BEGIN Dataset records

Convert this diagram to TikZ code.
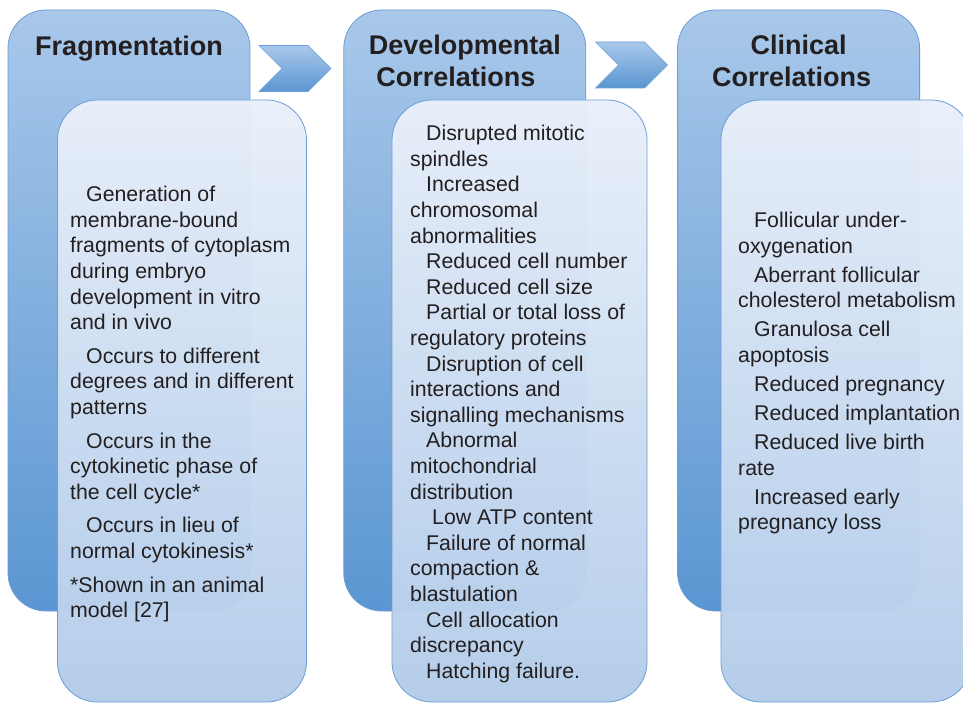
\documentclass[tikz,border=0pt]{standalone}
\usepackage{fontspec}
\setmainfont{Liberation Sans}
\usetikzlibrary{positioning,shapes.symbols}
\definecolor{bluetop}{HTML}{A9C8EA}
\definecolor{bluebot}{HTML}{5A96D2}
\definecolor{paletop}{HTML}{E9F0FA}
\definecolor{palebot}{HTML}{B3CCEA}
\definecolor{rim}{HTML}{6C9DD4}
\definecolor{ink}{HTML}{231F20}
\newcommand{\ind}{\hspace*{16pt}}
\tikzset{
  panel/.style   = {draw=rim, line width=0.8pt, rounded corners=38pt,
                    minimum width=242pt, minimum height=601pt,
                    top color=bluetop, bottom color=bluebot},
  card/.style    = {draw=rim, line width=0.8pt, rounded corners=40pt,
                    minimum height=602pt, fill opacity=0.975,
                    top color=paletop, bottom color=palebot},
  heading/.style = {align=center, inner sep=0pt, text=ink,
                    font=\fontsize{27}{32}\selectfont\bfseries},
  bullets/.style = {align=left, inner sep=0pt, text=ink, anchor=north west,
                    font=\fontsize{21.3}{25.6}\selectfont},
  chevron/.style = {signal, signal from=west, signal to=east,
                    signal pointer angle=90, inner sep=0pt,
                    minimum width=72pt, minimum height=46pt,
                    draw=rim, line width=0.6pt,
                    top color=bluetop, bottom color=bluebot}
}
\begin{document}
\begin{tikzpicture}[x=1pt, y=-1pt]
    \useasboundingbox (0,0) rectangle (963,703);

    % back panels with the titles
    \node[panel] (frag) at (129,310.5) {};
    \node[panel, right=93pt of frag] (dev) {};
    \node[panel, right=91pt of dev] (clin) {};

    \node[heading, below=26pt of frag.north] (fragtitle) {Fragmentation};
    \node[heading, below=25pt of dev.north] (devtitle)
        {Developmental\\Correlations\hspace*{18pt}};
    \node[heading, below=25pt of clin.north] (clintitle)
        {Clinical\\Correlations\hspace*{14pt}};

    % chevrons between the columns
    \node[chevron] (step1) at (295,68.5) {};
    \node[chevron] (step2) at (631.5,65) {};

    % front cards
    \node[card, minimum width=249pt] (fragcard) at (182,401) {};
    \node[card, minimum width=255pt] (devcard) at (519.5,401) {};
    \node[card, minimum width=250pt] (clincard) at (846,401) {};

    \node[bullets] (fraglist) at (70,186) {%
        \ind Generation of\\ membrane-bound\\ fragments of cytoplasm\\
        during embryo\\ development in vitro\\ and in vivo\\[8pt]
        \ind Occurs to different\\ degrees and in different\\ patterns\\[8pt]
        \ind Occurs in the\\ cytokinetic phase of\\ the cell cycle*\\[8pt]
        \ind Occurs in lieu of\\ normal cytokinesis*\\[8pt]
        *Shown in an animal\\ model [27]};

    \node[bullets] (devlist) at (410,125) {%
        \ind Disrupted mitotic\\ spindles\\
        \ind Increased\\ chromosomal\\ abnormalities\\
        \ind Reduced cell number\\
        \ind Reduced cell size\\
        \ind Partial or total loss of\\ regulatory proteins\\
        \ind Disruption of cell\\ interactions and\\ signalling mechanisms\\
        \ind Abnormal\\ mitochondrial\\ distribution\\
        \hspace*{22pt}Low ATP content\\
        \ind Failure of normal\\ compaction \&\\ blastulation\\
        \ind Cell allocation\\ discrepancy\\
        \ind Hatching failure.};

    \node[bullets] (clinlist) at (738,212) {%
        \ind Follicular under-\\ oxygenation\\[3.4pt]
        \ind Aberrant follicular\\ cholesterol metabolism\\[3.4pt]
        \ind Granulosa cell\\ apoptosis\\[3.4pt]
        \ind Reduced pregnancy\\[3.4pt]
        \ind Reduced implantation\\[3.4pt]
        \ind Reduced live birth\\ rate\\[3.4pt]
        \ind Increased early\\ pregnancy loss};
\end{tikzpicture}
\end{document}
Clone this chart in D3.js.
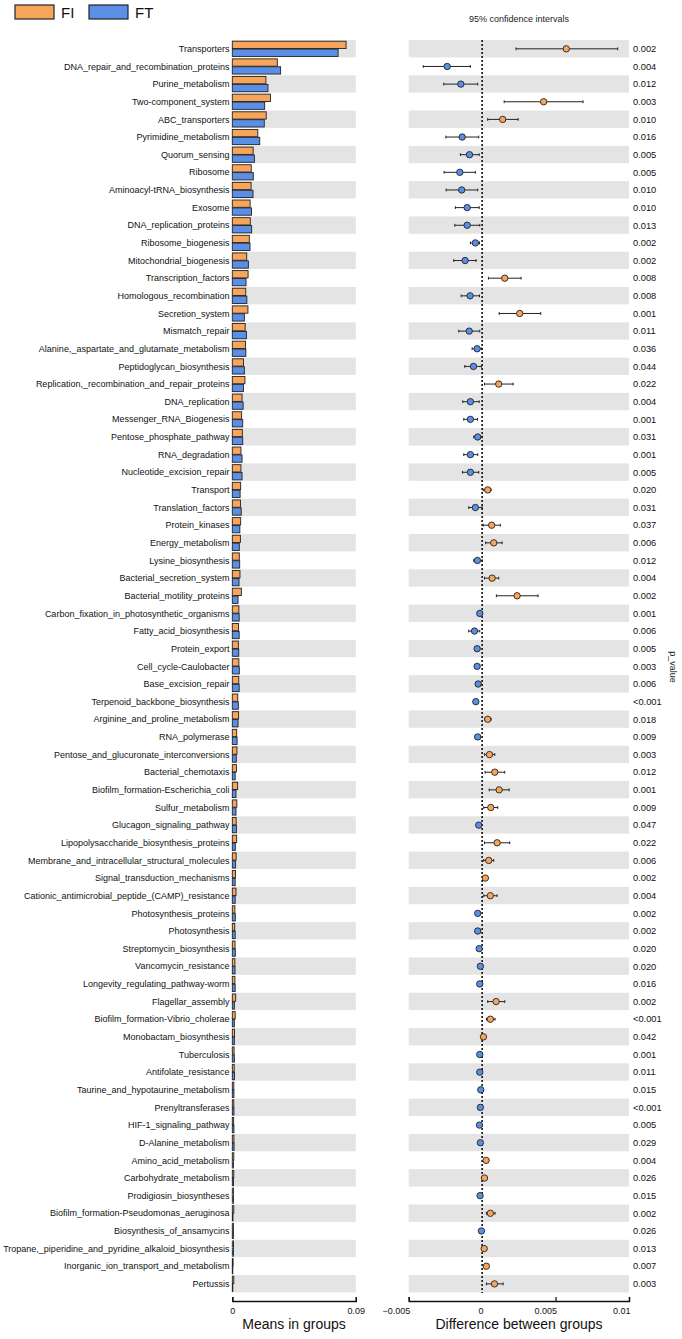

END Dataset records

Every record above should be transcribed exactly; the pictures stay out of the copy.

*Task result:*
Convert this diagram to TikZ code.
\documentclass[tikz,border=0pt]{standalone}
\usepackage{fontspec}
\setmainfont{Liberation Sans}
\usetikzlibrary{positioning,shapes.symbols}
\definecolor{bluetop}{HTML}{A9C8EA}
\definecolor{bluebot}{HTML}{5A96D2}
\definecolor{paletop}{HTML}{E9F0FA}
\definecolor{palebot}{HTML}{B3CCEA}
\definecolor{rim}{HTML}{6C9DD4}
\definecolor{ink}{HTML}{231F20}
\newcommand{\ind}{\hspace*{16pt}}
\tikzset{
  panel/.style   = {draw=rim, line width=0.8pt, rounded corners=38pt,
                    minimum width=242pt, minimum height=601pt,
                    top color=bluetop, bottom color=bluebot},
  card/.style    = {draw=rim, line width=0.8pt, rounded corners=40pt,
                    minimum height=602pt, fill opacity=0.975,
                    top color=paletop, bottom color=palebot},
  heading/.style = {align=center, inner sep=0pt, text=ink,
                    font=\fontsize{27}{32}\selectfont\bfseries},
  bullets/.style = {align=left, inner sep=0pt, text=ink, anchor=north west,
                    font=\fontsize{21.3}{25.6}\selectfont},
  chevron/.style = {signal, signal from=west, signal to=east,
                    signal pointer angle=90, inner sep=0pt,
                    minimum width=72pt, minimum height=46pt,
                    draw=rim, line width=0.6pt,
                    top color=bluetop, bottom color=bluebot}
}
\begin{document}
\begin{tikzpicture}[x=1pt, y=-1pt]
    \useasboundingbox (0,0) rectangle (963,703);

    % back panels with the titles
    \node[panel] (frag) at (129,310.5) {};
    \node[panel, right=93pt of frag] (dev) {};
    \node[panel, right=91pt of dev] (clin) {};

    \node[heading, below=26pt of frag.north] (fragtitle) {Fragmentation};
    \node[heading, below=25pt of dev.north] (devtitle)
        {Developmental\\Correlations\hspace*{18pt}};
    \node[heading, below=25pt of clin.north] (clintitle)
        {Clinical\\Correlations\hspace*{14pt}};

    % chevrons between the columns
    \node[chevron] (step1) at (295,68.5) {};
    \node[chevron] (step2) at (631.5,65) {};

    % front cards
    \node[card, minimum width=249pt] (fragcard) at (182,401) {};
    \node[card, minimum width=255pt] (devcard) at (519.5,401) {};
    \node[card, minimum width=250pt] (clincard) at (846,401) {};

    \node[bullets] (fraglist) at (70,186) {%
        \ind Generation of\\ membrane-bound\\ fragments of cytoplasm\\
        during embryo\\ development in vitro\\ and in vivo\\[8pt]
        \ind Occurs to different\\ degrees and in different\\ patterns\\[8pt]
        \ind Occurs in the\\ cytokinetic phase of\\ the cell cycle*\\[8pt]
        \ind Occurs in lieu of\\ normal cytokinesis*\\[8pt]
        *Shown in an animal\\ model [27]};

    \node[bullets] (devlist) at (410,125) {%
        \ind Disrupted mitotic\\ spindles\\
        \ind Increased\\ chromosomal\\ abnormalities\\
        \ind Reduced cell number\\
        \ind Reduced cell size\\
        \ind Partial or total loss of\\ regulatory proteins\\
        \ind Disruption of cell\\ interactions and\\ signalling mechanisms\\
        \ind Abnormal\\ mitochondrial\\ distribution\\
        \hspace*{22pt}Low ATP content\\
        \ind Failure of normal\\ compaction \&\\ blastulation\\
        \ind Cell allocation\\ discrepancy\\
        \ind Hatching failure.};

    \node[bullets] (clinlist) at (738,212) {%
        \ind Follicular under-\\ oxygenation\\[3.4pt]
        \ind Aberrant follicular\\ cholesterol metabolism\\[3.4pt]
        \ind Granulosa cell\\ apoptosis\\[3.4pt]
        \ind Reduced pregnancy\\[3.4pt]
        \ind Reduced implantation\\[3.4pt]
        \ind Reduced live birth\\ rate\\[3.4pt]
        \ind Increased early\\ pregnancy loss};
\end{tikzpicture}
\end{document}
Clone this chart in D3.js.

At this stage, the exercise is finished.